Please output the data below exactly as given, starting at its first line and stopping after the line that contains "Y_DOMAIN = [5, 2000]".

━━━ Records for this exercise ━━━

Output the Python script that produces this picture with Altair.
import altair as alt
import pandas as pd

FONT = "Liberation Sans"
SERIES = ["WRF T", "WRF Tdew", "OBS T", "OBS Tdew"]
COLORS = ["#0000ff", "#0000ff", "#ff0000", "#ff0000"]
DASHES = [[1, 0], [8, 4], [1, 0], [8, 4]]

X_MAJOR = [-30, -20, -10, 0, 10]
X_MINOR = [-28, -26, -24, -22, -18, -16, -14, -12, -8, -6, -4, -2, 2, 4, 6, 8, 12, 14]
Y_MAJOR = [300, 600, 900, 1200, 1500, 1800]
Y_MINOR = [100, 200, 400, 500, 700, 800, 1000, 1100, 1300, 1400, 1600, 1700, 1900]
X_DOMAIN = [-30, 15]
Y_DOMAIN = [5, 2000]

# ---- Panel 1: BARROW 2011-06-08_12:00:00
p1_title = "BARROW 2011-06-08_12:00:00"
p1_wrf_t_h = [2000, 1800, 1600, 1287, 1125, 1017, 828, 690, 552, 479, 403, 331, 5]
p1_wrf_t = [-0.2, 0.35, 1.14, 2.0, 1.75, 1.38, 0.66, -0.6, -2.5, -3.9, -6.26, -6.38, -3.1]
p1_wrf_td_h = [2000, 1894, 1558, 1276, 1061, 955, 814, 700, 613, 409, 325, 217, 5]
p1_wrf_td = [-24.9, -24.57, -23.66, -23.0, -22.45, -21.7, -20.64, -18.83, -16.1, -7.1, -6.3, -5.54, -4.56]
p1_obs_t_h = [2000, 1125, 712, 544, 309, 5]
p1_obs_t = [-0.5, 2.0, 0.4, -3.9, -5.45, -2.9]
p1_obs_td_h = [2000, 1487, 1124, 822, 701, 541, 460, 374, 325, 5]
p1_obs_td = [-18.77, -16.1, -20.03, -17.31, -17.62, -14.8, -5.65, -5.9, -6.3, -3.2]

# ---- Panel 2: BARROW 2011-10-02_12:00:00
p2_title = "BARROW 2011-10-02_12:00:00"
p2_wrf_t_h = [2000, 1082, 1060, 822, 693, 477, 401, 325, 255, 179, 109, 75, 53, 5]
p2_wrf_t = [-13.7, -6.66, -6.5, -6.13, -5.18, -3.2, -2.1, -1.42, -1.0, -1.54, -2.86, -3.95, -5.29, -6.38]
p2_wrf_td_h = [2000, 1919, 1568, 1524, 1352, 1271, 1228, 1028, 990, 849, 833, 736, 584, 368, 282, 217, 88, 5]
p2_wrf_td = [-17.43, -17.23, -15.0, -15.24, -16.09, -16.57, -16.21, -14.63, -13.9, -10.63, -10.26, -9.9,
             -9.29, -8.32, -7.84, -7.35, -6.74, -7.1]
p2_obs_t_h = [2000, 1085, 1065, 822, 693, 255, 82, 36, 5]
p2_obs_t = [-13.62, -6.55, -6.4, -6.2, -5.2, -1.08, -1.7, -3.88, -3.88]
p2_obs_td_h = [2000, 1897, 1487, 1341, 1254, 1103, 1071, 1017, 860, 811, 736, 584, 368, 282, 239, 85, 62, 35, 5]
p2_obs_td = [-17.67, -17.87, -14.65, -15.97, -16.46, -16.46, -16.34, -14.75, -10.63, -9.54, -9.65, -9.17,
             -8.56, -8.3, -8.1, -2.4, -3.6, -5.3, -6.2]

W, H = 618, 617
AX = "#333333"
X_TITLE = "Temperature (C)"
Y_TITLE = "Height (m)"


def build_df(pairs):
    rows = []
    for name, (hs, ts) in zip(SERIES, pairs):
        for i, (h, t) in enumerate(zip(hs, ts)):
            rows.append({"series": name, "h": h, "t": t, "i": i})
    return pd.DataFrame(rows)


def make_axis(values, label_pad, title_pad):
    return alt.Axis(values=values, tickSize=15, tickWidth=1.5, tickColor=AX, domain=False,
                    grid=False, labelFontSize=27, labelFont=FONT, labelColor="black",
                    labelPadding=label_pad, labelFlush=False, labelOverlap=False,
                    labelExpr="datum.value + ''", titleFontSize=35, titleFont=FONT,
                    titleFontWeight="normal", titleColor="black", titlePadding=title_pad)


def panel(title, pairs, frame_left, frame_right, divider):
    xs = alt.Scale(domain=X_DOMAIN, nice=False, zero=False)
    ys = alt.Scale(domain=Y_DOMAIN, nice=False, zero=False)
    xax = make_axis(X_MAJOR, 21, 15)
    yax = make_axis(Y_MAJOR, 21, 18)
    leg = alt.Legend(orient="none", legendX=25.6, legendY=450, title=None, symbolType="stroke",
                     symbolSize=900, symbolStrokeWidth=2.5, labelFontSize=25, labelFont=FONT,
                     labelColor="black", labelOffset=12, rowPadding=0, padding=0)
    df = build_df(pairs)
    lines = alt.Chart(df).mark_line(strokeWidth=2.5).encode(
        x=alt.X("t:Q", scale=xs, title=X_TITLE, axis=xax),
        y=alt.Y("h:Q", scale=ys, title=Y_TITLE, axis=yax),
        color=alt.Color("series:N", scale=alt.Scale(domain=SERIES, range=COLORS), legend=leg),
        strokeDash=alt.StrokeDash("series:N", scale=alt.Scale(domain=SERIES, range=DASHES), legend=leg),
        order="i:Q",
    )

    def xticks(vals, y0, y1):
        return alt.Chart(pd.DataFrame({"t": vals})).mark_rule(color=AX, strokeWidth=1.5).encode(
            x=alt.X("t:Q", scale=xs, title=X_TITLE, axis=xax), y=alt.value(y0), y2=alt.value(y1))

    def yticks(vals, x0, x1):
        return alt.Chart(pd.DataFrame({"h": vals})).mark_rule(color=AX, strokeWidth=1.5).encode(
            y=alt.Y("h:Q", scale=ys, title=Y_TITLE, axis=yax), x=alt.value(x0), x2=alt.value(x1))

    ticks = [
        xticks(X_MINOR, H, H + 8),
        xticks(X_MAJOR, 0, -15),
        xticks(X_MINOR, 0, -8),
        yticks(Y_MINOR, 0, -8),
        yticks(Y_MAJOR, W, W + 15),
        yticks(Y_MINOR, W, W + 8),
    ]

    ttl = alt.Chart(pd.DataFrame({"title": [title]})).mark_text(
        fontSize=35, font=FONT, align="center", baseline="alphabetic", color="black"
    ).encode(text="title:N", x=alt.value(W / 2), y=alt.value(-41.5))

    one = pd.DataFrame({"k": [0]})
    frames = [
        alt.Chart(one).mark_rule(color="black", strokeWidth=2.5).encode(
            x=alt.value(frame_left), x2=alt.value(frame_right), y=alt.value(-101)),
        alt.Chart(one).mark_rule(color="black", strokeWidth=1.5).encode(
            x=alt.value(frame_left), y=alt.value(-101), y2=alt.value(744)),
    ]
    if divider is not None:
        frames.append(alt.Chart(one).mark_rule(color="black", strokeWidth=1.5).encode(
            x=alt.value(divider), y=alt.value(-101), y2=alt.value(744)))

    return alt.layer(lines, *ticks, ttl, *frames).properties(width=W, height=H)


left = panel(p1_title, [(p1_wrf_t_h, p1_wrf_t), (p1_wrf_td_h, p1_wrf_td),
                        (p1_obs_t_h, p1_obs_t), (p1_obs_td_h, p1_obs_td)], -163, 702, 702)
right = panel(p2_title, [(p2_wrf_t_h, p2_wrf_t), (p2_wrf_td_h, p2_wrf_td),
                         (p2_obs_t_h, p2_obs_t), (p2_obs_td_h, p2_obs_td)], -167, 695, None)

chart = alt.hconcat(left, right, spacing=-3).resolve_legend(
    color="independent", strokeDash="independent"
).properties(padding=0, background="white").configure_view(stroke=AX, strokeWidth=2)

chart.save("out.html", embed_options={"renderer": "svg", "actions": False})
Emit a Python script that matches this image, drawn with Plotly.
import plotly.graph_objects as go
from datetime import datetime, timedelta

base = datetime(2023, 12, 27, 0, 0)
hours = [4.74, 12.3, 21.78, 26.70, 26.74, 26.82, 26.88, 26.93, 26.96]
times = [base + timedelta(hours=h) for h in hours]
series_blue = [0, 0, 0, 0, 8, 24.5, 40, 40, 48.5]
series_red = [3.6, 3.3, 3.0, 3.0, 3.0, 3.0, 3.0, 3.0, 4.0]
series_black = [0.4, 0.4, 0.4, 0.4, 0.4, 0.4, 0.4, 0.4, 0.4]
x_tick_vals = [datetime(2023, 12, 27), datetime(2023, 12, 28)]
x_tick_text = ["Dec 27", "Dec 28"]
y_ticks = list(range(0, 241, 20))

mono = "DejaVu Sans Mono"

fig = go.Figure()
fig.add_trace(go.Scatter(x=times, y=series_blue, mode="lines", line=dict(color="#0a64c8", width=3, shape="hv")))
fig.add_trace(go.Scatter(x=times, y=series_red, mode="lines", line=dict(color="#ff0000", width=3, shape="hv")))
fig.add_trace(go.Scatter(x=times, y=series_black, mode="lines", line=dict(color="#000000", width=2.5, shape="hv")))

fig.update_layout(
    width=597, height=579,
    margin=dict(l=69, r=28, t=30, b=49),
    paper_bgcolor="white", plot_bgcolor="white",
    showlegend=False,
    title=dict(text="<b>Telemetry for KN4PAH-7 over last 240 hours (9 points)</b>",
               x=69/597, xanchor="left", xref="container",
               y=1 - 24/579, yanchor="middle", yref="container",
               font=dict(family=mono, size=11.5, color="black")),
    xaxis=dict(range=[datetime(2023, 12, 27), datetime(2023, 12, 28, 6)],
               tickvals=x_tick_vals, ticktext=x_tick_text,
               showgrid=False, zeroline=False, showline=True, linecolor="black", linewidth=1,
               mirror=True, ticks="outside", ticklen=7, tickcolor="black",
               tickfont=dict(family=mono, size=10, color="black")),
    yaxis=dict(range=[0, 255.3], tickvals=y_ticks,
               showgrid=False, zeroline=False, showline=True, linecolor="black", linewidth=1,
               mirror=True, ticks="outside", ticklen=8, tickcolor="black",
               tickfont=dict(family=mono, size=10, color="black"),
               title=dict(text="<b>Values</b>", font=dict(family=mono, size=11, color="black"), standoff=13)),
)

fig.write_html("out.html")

━━━

* [Solution]
Output the Python script that produces this picture with Altair.
import altair as alt
import pandas as pd

FONT = "Liberation Sans"
SERIES = ["WRF T", "WRF Tdew", "OBS T", "OBS Tdew"]
COLORS = ["#0000ff", "#0000ff", "#ff0000", "#ff0000"]
DASHES = [[1, 0], [8, 4], [1, 0], [8, 4]]

X_MAJOR = [-30, -20, -10, 0, 10]
X_MINOR = [-28, -26, -24, -22, -18, -16, -14, -12, -8, -6, -4, -2, 2, 4, 6, 8, 12, 14]
Y_MAJOR = [300, 600, 900, 1200, 1500, 1800]
Y_MINOR = [100, 200, 400, 500, 700, 800, 1000, 1100, 1300, 1400, 1600, 1700, 1900]
X_DOMAIN = [-30, 15]
Y_DOMAIN = [5, 2000]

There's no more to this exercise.